● **WHAT IS REQUIRED**
Repeat the lines below exactly as they appear, but leave out the images.
[Start of INFORMATION PROVIDED]
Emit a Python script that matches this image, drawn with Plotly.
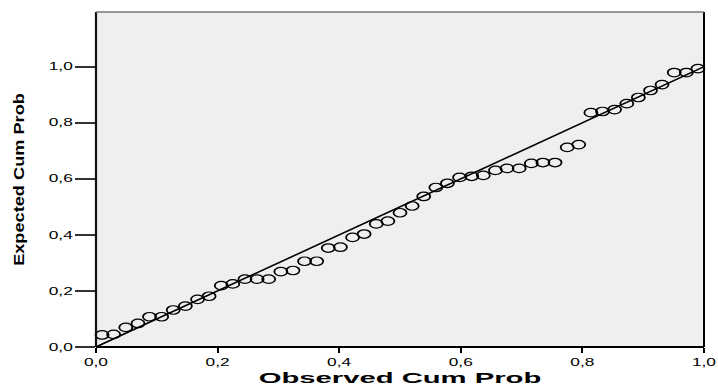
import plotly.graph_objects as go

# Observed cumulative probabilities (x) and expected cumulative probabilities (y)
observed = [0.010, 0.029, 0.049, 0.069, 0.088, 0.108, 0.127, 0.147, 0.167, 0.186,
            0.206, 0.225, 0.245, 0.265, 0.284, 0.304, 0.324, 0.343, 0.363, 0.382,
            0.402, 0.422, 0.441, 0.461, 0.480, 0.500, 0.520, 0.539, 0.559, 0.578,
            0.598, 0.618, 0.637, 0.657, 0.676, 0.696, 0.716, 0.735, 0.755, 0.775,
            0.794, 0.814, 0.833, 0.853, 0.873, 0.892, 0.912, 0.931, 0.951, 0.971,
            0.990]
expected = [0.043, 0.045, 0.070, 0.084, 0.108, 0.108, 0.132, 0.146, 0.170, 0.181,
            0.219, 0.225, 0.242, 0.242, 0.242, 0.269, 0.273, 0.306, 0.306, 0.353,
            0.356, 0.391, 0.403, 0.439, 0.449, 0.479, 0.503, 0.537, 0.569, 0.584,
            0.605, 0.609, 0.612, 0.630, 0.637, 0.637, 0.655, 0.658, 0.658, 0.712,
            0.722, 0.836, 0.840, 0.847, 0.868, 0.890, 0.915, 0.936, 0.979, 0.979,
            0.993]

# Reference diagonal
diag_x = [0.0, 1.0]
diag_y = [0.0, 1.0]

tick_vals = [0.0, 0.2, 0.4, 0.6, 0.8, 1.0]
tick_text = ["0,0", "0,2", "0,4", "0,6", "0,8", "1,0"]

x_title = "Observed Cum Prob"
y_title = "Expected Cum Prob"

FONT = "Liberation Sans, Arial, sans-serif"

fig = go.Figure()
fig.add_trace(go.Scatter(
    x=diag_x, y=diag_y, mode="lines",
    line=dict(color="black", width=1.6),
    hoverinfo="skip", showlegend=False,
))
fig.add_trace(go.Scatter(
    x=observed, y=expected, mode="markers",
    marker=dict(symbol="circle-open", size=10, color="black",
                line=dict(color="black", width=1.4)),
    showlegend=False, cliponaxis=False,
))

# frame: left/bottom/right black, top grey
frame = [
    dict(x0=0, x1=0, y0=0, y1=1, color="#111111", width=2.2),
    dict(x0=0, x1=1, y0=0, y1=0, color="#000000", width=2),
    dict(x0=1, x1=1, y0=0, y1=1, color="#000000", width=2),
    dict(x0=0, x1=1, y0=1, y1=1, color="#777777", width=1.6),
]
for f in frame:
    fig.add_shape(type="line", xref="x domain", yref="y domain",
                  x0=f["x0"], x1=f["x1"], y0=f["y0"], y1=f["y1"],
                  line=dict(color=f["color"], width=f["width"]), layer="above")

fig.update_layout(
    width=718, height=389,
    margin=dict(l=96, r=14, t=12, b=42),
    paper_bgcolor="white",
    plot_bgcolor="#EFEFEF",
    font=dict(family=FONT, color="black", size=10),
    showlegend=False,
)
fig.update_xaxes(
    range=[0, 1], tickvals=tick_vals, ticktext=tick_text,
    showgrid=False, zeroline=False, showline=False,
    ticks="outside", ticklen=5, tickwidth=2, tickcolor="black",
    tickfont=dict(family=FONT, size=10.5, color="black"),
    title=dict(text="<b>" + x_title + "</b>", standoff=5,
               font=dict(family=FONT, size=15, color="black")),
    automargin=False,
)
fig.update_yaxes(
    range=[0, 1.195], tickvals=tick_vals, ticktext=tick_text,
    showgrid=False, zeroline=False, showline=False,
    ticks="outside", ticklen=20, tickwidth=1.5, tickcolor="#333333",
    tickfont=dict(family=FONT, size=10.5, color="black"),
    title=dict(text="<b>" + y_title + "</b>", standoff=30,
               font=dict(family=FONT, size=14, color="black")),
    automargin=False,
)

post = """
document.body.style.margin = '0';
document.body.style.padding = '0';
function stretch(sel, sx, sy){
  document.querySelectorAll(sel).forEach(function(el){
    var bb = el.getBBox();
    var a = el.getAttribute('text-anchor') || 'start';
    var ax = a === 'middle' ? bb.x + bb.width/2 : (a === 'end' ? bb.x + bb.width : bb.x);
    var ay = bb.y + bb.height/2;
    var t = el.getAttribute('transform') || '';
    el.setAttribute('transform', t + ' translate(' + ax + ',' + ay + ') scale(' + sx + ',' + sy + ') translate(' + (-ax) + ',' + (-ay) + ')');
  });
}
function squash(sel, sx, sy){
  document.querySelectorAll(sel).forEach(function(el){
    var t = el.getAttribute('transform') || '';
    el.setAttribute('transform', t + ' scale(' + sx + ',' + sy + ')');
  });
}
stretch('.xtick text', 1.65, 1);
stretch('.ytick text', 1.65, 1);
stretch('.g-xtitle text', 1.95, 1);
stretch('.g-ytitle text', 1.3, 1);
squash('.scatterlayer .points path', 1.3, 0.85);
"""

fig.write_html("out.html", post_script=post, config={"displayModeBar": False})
[End of INFORMATION PROVIDED]
● **SOLUTION FOR THIS TASK**
Emit a Python script that matches this image, drawn with Plotly.
import plotly.graph_objects as go

# Observed cumulative probabilities (x) and expected cumulative probabilities (y)
observed = [0.010, 0.029, 0.049, 0.069, 0.088, 0.108, 0.127, 0.147, 0.167, 0.186,
            0.206, 0.225, 0.245, 0.265, 0.284, 0.304, 0.324, 0.343, 0.363, 0.382,
            0.402, 0.422, 0.441, 0.461, 0.480, 0.500, 0.520, 0.539, 0.559, 0.578,
            0.598, 0.618, 0.637, 0.657, 0.676, 0.696, 0.716, 0.735, 0.755, 0.775,
            0.794, 0.814, 0.833, 0.853, 0.873, 0.892, 0.912, 0.931, 0.951, 0.971,
            0.990]
expected = [0.043, 0.045, 0.070, 0.084, 0.108, 0.108, 0.132, 0.146, 0.170, 0.181,
            0.219, 0.225, 0.242, 0.242, 0.242, 0.269, 0.273, 0.306, 0.306, 0.353,
            0.356, 0.391, 0.403, 0.439, 0.449, 0.479, 0.503, 0.537, 0.569, 0.584,
            0.605, 0.609, 0.612, 0.630, 0.637, 0.637, 0.655, 0.658, 0.658, 0.712,
            0.722, 0.836, 0.840, 0.847, 0.868, 0.890, 0.915, 0.936, 0.979, 0.979,
            0.993]

# Reference diagonal
diag_x = [0.0, 1.0]
diag_y = [0.0, 1.0]

tick_vals = [0.0, 0.2, 0.4, 0.6, 0.8, 1.0]
tick_text = ["0,0", "0,2", "0,4", "0,6", "0,8", "1,0"]

x_title = "Observed Cum Prob"
y_title = "Expected Cum Prob"

FONT = "Liberation Sans, Arial, sans-serif"

fig = go.Figure()
fig.add_trace(go.Scatter(
    x=diag_x, y=diag_y, mode="lines",
    line=dict(color="black", width=1.6),
    hoverinfo="skip", showlegend=False,
))
fig.add_trace(go.Scatter(
    x=observed, y=expected, mode="markers",
    marker=dict(symbol="circle-open", size=10, color="black",
                line=dict(color="black", width=1.4)),
    showlegend=False, cliponaxis=False,
))

# frame: left/bottom/right black, top grey
frame = [
    dict(x0=0, x1=0, y0=0, y1=1, color="#111111", width=2.2),
    dict(x0=0, x1=1, y0=0, y1=0, color="#000000", width=2),
    dict(x0=1, x1=1, y0=0, y1=1, color="#000000", width=2),
    dict(x0=0, x1=1, y0=1, y1=1, color="#777777", width=1.6),
]
for f in frame:
    fig.add_shape(type="line", xref="x domain", yref="y domain",
                  x0=f["x0"], x1=f["x1"], y0=f["y0"], y1=f["y1"],
                  line=dict(color=f["color"], width=f["width"]), layer="above")

fig.update_layout(
    width=718, height=389,
    margin=dict(l=96, r=14, t=12, b=42),
    paper_bgcolor="white",
    plot_bgcolor="#EFEFEF",
    font=dict(family=FONT, color="black", size=10),
    showlegend=False,
)
fig.update_xaxes(
    range=[0, 1], tickvals=tick_vals, ticktext=tick_text,
    showgrid=False, zeroline=False, showline=False,
    ticks="outside", ticklen=5, tickwidth=2, tickcolor="black",
    tickfont=dict(family=FONT, size=10.5, color="black"),
    title=dict(text="<b>" + x_title + "</b>", standoff=5,
               font=dict(family=FONT, size=15, color="black")),
    automargin=False,
)
fig.update_yaxes(
    range=[0, 1.195], tickvals=tick_vals, ticktext=tick_text,
    showgrid=False, zeroline=False, showline=False,
    ticks="outside", ticklen=20, tickwidth=1.5, tickcolor="#333333",
    tickfont=dict(family=FONT, size=10.5, color="black"),
    title=dict(text="<b>" + y_title + "</b>", standoff=30,
               font=dict(family=FONT, size=14, color="black")),
    automargin=False,
)

post = """
document.body.style.margin = '0';
document.body.style.padding = '0';
function stretch(sel, sx, sy){
  document.querySelectorAll(sel).forEach(function(el){
    var bb = el.getBBox();
    var a = el.getAttribute('text-anchor') || 'start';
    var ax = a === 'middle' ? bb.x + bb.width/2 : (a === 'end' ? bb.x + bb.width : bb.x);
    var ay = bb.y + bb.height/2;
    var t = el.getAttribute('transform') || '';
    el.setAttribute('transform', t + ' translate(' + ax + ',' + ay + ') scale(' + sx + ',' + sy + ') translate(' + (-ax) + ',' + (-ay) + ')');
  });
}
function squash(sel, sx, sy){
  document.querySelectorAll(sel).forEach(function(el){
    var t = el.getAttribute('transform') || '';
    el.setAttribute('transform', t + ' scale(' + sx + ',' + sy + ')');
  });
}
stretch('.xtick text', 1.65, 1);
stretch('.ytick text', 1.65, 1);
stretch('.g-xtitle text', 1.95, 1);
stretch('.g-ytitle text', 1.3, 1);
squash('.scatterlayer .points path', 1.3, 0.85);
"""

fig.write_html("out.html", post_script=post, config={"displayModeBar": False})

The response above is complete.